People often ask me what the key to writing a book is. They haven’t yet but I’m ready with an answer if they ever do. To me the key is organisation, especially if writing isn’t your only job. Any writer, published or self published, has some responsibility to market the book themselves and alongside writing this can be an exhausting task.
If you’re willing/able to pay for such marketing services then it makes your life considerably easier. If not. Then you need to blog, interact on forums, use social media, all of which are time consuming tasks. I have a meticulous daily timetable that I usually formulate at the end of each month for the whole of the following month. It’ll include writing and marketing the books almost on a daily basis, with the flexibility to nudge things back a day or two when into the meat on the timetable if I do fancy a spontaneous social life from time to time.
I’m now realising that it it’s almost impossible to advocate organisation without appearing to be the most boring man on the planet, but I’ll plough on regardless. The organisation process for any book probably differs for each writer, and each writer will hopefully hit upon a method that works for them in terms of productivity. For me I plan meticulously (of course I do). I’ll work on all the characters maybe for a month, developing them and adding in certain dialogue that’d fit as I do so. I’ll then work on the story (although obviously most times I’ll have a vague idea to begin with), adding in any twists and turns as I do so. Love and death are always key pivots on which a story can turn so it’s always worth considering whether that fits into your storyline. From there I will usually put a word document into chapter by chapter format and then try and work things out almost scene by scene. Once all this is fed in it then allows me to play around with the order and re-read relentlessly. I’ll often have a character list and see if any character adds anything to each scene (this is also a process I add in to the edit at the end of the book).

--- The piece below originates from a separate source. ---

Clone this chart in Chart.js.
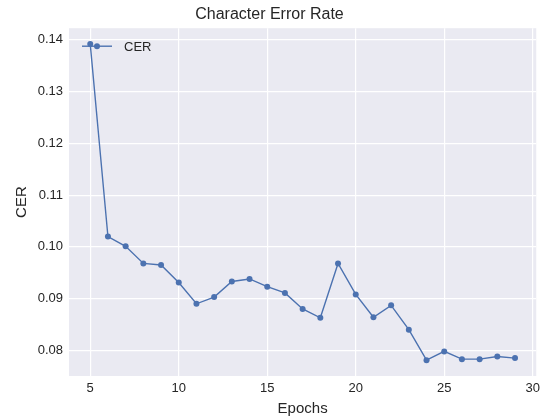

Although I’m promoting the virtues of organisation I’m now going to be a complete hypocrite in the eyes of a lot of you and try and claim that flexibility can complement those intentions. Although the above is a blueprint of how I commonly approach writing a novel I find the process changes each time. When this happens I think it’s important to let things flow in that direction rather to interrupt any creative process in order to implement a plan.